Segundo Kurzweil, em 2020 computadores serão poderosos o suficiente para simular o cérebro humano. Baseando seus argumentos numa lei empírica chamada "Lei dos Retornos Acelerados", em 25 anos o progresso da internet, a velocidade de processamento de dados, o acesso a bancos de dados, criarão tecnologias bilhões de vezes mais poderosas do que as que temos hoje. Por exemplo, os computadores da década de 70 eram um milhão de vezes mais caros e mil vezes menos eficientes do que o que temos hoje em nossos celulares, totalizando um aumento de bilhões de vezes em eficiência de computação por real. Ele prevê que em 2029 teremos entendido o funcionamento do cérebro humano, ao menos o suficiente para simularmos seu funcionamento em computadores que, à esta altura, serão bem mais poderosos do que nossos cérebros.

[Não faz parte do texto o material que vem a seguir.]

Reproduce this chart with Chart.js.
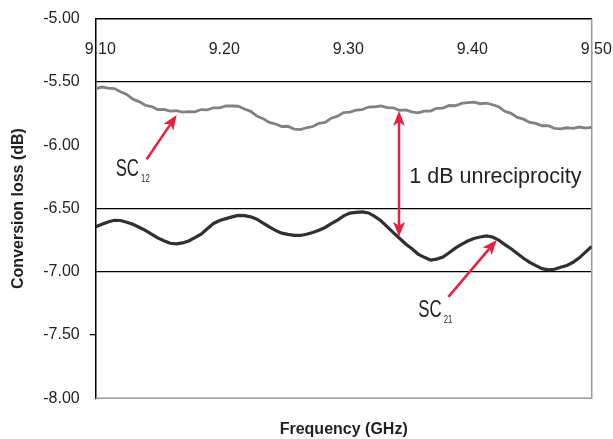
<!DOCTYPE html>
<html>
<head>
<meta charset="utf-8">
<script src="https://cdn.jsdelivr.net/npm/chart.js@4.4.1/dist/chart.umd.min.js"></script>
<style>
  html, body { margin: 0; padding: 0; background: #fff; }
</style>
</head>
<body>
<canvas id="lossChart" width="613" height="439"></canvas>
<script>
// Frequency points (GHz)
const freq = [
  9.100, 9.105, 9.110, 9.115, 9.120, 9.125, 9.130, 9.135, 9.140, 9.145,
  9.150, 9.155, 9.160, 9.165, 9.170, 9.175, 9.180, 9.185, 9.190, 9.195,
  9.200, 9.205, 9.210, 9.215, 9.220, 9.225, 9.230, 9.235, 9.240, 9.245,
  9.250, 9.255, 9.260, 9.265, 9.270, 9.275, 9.280, 9.285, 9.290, 9.295,
  9.300, 9.305, 9.310, 9.315, 9.320, 9.325, 9.330, 9.335, 9.340, 9.345,
  9.350, 9.355, 9.360, 9.365, 9.370, 9.375, 9.380, 9.385, 9.390, 9.395,
  9.400, 9.405, 9.410, 9.415, 9.420, 9.425, 9.430, 9.435, 9.440, 9.445,
  9.450, 9.455, 9.460, 9.465, 9.470, 9.475, 9.480, 9.485, 9.490, 9.495,
  9.500
];

// SC12 conversion loss (dB), grey trace
const sc12 = [
  -5.552, -5.540, -5.548, -5.552, -5.578, -5.598, -5.636, -5.655, -5.684, -5.694,
  -5.718, -5.716, -5.730, -5.726, -5.738, -5.734, -5.736, -5.718, -5.720, -5.704,
  -5.704, -5.690, -5.690, -5.692, -5.714, -5.732, -5.770, -5.790, -5.820, -5.832,
  -5.852, -5.850, -5.872, -5.876, -5.862, -5.852, -5.828, -5.820, -5.786, -5.770,
  -5.742, -5.738, -5.722, -5.718, -5.698, -5.696, -5.690, -5.702, -5.704, -5.724,
  -5.720, -5.736, -5.744, -5.730, -5.730, -5.708, -5.706, -5.686, -5.688, -5.670,
  -5.664, -5.660, -5.672, -5.668, -5.680, -5.696, -5.732, -5.748, -5.780, -5.794,
  -5.820, -5.828, -5.846, -5.846, -5.866, -5.870, -5.862, -5.866, -5.856, -5.864,
  -5.858
];

// SC21 conversion loss (dB), black trace
const sc21 = [
  -6.645, -6.625, -6.606, -6.593, -6.595, -6.608, -6.625, -6.648, -6.673, -6.703,
  -6.732, -6.755, -6.775, -6.780, -6.772, -6.757, -6.730, -6.703, -6.660, -6.618,
  -6.595, -6.580, -6.566, -6.554, -6.557, -6.566, -6.585, -6.615, -6.645, -6.673,
  -6.695, -6.705, -6.713, -6.713, -6.704, -6.690, -6.672, -6.650, -6.620, -6.592,
  -6.558, -6.536, -6.530, -6.527, -6.535, -6.562, -6.597, -6.643, -6.690, -6.735,
  -6.780, -6.818, -6.860, -6.886, -6.907, -6.900, -6.883, -6.850, -6.813, -6.783,
  -6.757, -6.737, -6.725, -6.716, -6.725, -6.750, -6.785, -6.818, -6.855, -6.893,
  -6.925, -6.952, -6.975, -6.985, -6.980, -6.965, -6.950, -6.925, -6.890, -6.845,
  -6.800
];

const xTicks = [9.10, 9.20, 9.30, 9.40, 9.50];
const yTicks = [-8.00, -7.50, -7.00, -6.50, -6.00, -5.50, -5.00];
const yGridLines = [-5.50, -6.50, -7.00];
const yTickMarks = [-7.50];

const textColor = "#231f20";
const red = "#e8203f";
const fontFamily = "'Liberation Sans', Arial, sans-serif";

// no extra side padding from tick labels
function noPad(s) {
  s.paddingLeft = 0;
  s.paddingRight = 0;
  s.paddingTop = 0;
  s.paddingBottom = 0;
}

// grey right / bottom frame lines
const framePlugin = {
  id: "frame",
  beforeDatasetsDraw(chart) {
    const { ctx, chartArea: a } = chart;
    ctx.save();
    ctx.strokeStyle = "#9a9a9a";
    ctx.lineWidth = 1.5;
    ctx.beginPath();
    ctx.moveTo(a.left, a.bottom);
    ctx.lineTo(a.right, a.bottom);
    ctx.lineTo(a.right, a.top);
    ctx.stroke();
    ctx.restore();
  },
};

function drawArrowHead(ctx, fromX, fromY, tipX, tipY) {
  const ang = Math.atan2(tipY - fromY, tipX - fromX);
  const len = 15, half = 6, notch = 11;
  ctx.save();
  ctx.translate(tipX, tipY);
  ctx.rotate(ang);
  ctx.beginPath();
  ctx.moveTo(0, 0);
  ctx.lineTo(-len, -half);
  ctx.lineTo(-notch, 0);
  ctx.lineTo(-len, half);
  ctx.closePath();
  ctx.fill();
  ctx.restore();
}

function drawArrow(ctx, x1, y1, x2, y2, both) {
  const ang = Math.atan2(y2 - y1, x2 - x1);
  const cut = 11;
  ctx.beginPath();
  ctx.moveTo(both ? x1 + Math.cos(ang) * cut : x1, both ? y1 + Math.sin(ang) * cut : y1);
  ctx.lineTo(x2 - Math.cos(ang) * cut, y2 - Math.sin(ang) * cut);
  ctx.stroke();
  drawArrowHead(ctx, x1, y1, x2, y2);
  if (both) drawArrowHead(ctx, x2, y2, x1, y1);
}

function drawSubLabel(ctx, main, sub, x, y) {
  ctx.save();
  ctx.translate(x, y);
  ctx.scale(0.7, 1);
  ctx.font = "24px " + fontFamily;
  ctx.fillText(main, 0, 0);
  const w = ctx.measureText(main).width;
  ctx.font = "11px " + fontFamily;
  ctx.fillText(sub, w + 3, 6);
  ctx.restore();
}

// arrows and text notes, placed in data units
const notesPlugin = {
  id: "notes",
  afterDatasetsDraw(chart) {
    const { ctx } = chart;
    const x = chart.scales.x, y = chart.scales.y;
    const px = (v) => x.getPixelForValue(v);
    const py = (v) => y.getPixelForValue(v);

    ctx.save();
    ctx.strokeStyle = red;
    ctx.fillStyle = red;
    ctx.lineWidth = 2.5;
    drawArrow(ctx, px(9.1411), py(-6.111), px(9.1653), py(-5.761), false);
    drawArrow(ctx, px(9.3844), py(-7.198), px(9.4234), py(-6.749), false);
    drawArrow(ctx, px(9.3446), py(-5.730), px(9.3446), py(-6.723), true);

    ctx.fillStyle = textColor;
    ctx.textBaseline = "alphabetic";
    ctx.textAlign = "left";
    ctx.font = "21.5px " + fontFamily;
    ctx.fillText("1 dB unreciprocity", px(9.3529), py(-6.296));
    drawSubLabel(ctx, "SC", "12", px(9.1161), py(-6.241));
    drawSubLabel(ctx, "SC", "21", px(9.3602), py(-7.360));
    ctx.restore();
  },
};

const ctx = document.getElementById("lossChart").getContext("2d");

new Chart(ctx, {
  type: "line",
  data: {
    datasets: [
      {
        label: "SC12",
        data: freq.map((f, i) => ({ x: f, y: sc12[i] })),
        borderColor: "#828282",
        borderWidth: 2.8,
        pointRadius: 0,
        tension: 0,
      },
      {
        label: "SC21",
        data: freq.map((f, i) => ({ x: f, y: sc21[i] })),
        borderColor: "#303030",
        borderWidth: 3.2,
        pointRadius: 0,
        tension: 0,
      },
    ],
  },
  options: {
    responsive: false,
    animation: false,
    layout: { padding: { right: 21.3 } },
    plugins: {
      legend: { display: false },
      tooltip: { enabled: false },
    },
    scales: {
      x: {
        type: "linear",
        position: "top",
        min: 9.1,
        max: 9.5,
        afterBuildTicks: (s) => { s.ticks = xTicks.map((v) => ({ value: v })); },
        afterFit: (s) => { s.height = 18.7; noPad(s); },
        grid: { display: false },
        border: { display: true, color: "#000", width: 1.5 },
        ticks: {
          mirror: true,
          align: "start",
          labelOffset: -11,
          padding: 21,
          autoSkip: false,
          maxRotation: 0,
          color: textColor,
          font: { family: fontFamily, size: 16 },
          callback: (v) => Number(v).toFixed(2),
        },
      },
      x2: {
        type: "linear",
        position: "bottom",
        afterFit: (s) => { s.height = 40.7; noPad(s); },
        grid: { display: false },
        border: { display: false },
        ticks: { display: false },
        title: {
          display: true,
          text: "Frequency (GHz)",
          color: textColor,
          padding: 0,
          font: { family: fontFamily, size: 16, weight: "bold" },
        },
      },
      y: {
        type: "linear",
        min: -8,
        max: -5,
        afterBuildTicks: (s) => { s.ticks = yTicks.map((v) => ({ value: v })); },
        afterFit: (s) => { s.width = 95.7; noPad(s); },
        grid: {
          color: (c) => (c.tick && yGridLines.includes(c.tick.value) ? "#000" : "rgba(0,0,0,0)"),
          tickColor: (c) => (c.tick && yTickMarks.includes(c.tick.value) ? "#000" : "rgba(0,0,0,0)"),
          lineWidth: 1.3,
          tickLength: 6,
        },
        border: { display: true, color: "#000", width: 1.5 },
        ticks: {
          padding: 10,
          color: textColor,
          font: { family: fontFamily, size: 16 },
          callback: (v) => Number(v).toFixed(2),
        },
        title: {
          display: true,
          text: "Conversion loss (dB)",
          color: textColor,
          padding: { top: 8.7 },
          font: { family: fontFamily, size: 16, weight: "bold" },
        },
      },
    },
  },
  plugins: [framePlugin, notesPlugin],
});
</script>
</body>
</html>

A singularidade, no caso da física dos buracos negros, de onde Kurzweil tomou sua inspiração, é um ponto além do qual não sabemos o que pode ocorrer. É onde as leis que usamos para descrever as propriedades da matéria, do espaço e do tempo deixam de fazer sentido. Isto não significa que é impossível compreender a singularidade, mas apenas que não temos as ferramentas teóricas para fazê-lo.

Já no caso da inteligência artificial, fica bem mais difícil prever o que poderá ocorrer. Toda tecnologia pode ser usada para o bem ou para o mal. Se, como Kurzweil, somos otimistas e vemos que a humanidade, em média, tem se beneficiado com o avanço tecnológico (vivemos mais e matamos melhor; mas matamos menos), a singularidade trará uma nova era na evolução da inteligência, onde o corpo será supérfluo: o que importará será a informação que nos define. Afinal, somos matéria arranjada segundo um plano, e este plano é uma sequência de instruções, ou seja, um programa.

Se podemos armazenar estas instruções, em princípio podemos recriá-las em qualquer máquina, como numa realidade virtual superavançada. Imagine um personagem do videogame Sims que é tão sofisticado que se considera vivo. Seremos ele. A realidade, tal qual a percebemos, pode ser simulada; basta mais informação, mais detalhes, mais velocidade de processamento. Se é este o nosso futuro, é bom começarmos a pensar nas suas várias consequências. E nos certificar que nossa informação terá um backup que não falhará ou poderá ser destruído por forças malignas.